I coughed, I gagged, I coughed again. I awoke, and the room looked upside down. I was on the shoulder of the dealer, who was carrying me out the door like an old trash bag. I gagged again, and vomit came pouring out of my mouth. He dropped me to the floor. My body had turned blue, there was ice down my pants from Andy trying to wake me up, and I had large welts all over my arms and chest from being struck with a baseball bat. That was the dealer’s idea: He thought he could put me in so much pain that my system would shock itself back into action. When that tactic failed, he had evidently decided to throw me in the Dumpster behind his tenement and leave me for dead. But then I vomited on his shoes. I was alive. I considered that my second valentine of the night.
Of course, I didn’t learn my lesson. No one in the band ever seemed to learn his lesson, no matter how many warnings God gave. Two nights later, I was at it again.
Rick Nielsen, Cheap Trick’s guitarist, wanted to introduce us to Roger Taylor of Queen, who was one of Tommy’s favorite drummers. Roger took us to a Russian restaurant that he said Queen and the Rolling Stones always went to. He led Tommy, Rick, Cheap Trick singer Robin Zander, and me to a private back room with hand-carved oak trim along the ceiling. We sat around a huge antique wooden table and drank every kind of vodka shot known to man—sweet, spicy, raspberry, garlic—before feasting on a Russian dinner. Rick was wearing a black rubber jacket, and for some reason I kept telling him that I wanted to piss on it.
We were getting hammered and stuffed, laughing about what a great night this was, when a maitre d’ walked in and announced, “Dessert is served.” Then a whole team of waiters came in the room. There was one waiter for each of us, and each was carefully carrying a covered silver platter. They placed the dishes in front of us and one by one lifted the lids. Lying on each were seven rock-star-sized lines of coke. Though I was still weak from the night before, I snorted them all and kept drinking. The next thing I knew, we were back at our hotel bar and Roger Taylor was talking to Rick Nielsen while I sat on a stool behind them. I kneeled on the stool, pulled down my leather pants, and did what I’d been promising to all night: peed on Rick’s jacket. He didn’t even realize anything was happening until it started dribbling down his pants and onto the floor. I thought it was pretty funny at the time, but when I went up to my room afterwards, I felt terrible: I had just pissed on my hero.
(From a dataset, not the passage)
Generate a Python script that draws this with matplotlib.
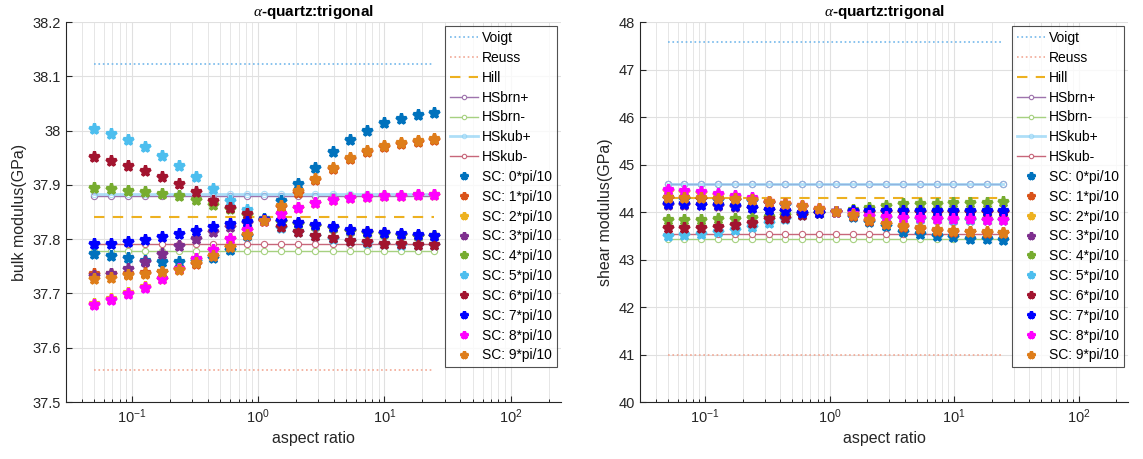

I wanted to run out and look for heroin that night, but I forced myself to lie in bed and wait for sleep to come. I wasn’t going to kick heroin, but maybe it was time to slow down. I started trying to control my intake: I’d shoot up one day, then stay clean the next. Sometimes I’d go as many as three days without shooting up. But I was just fooling myself. I discovered that when I ran out of heroin just before the tour ended.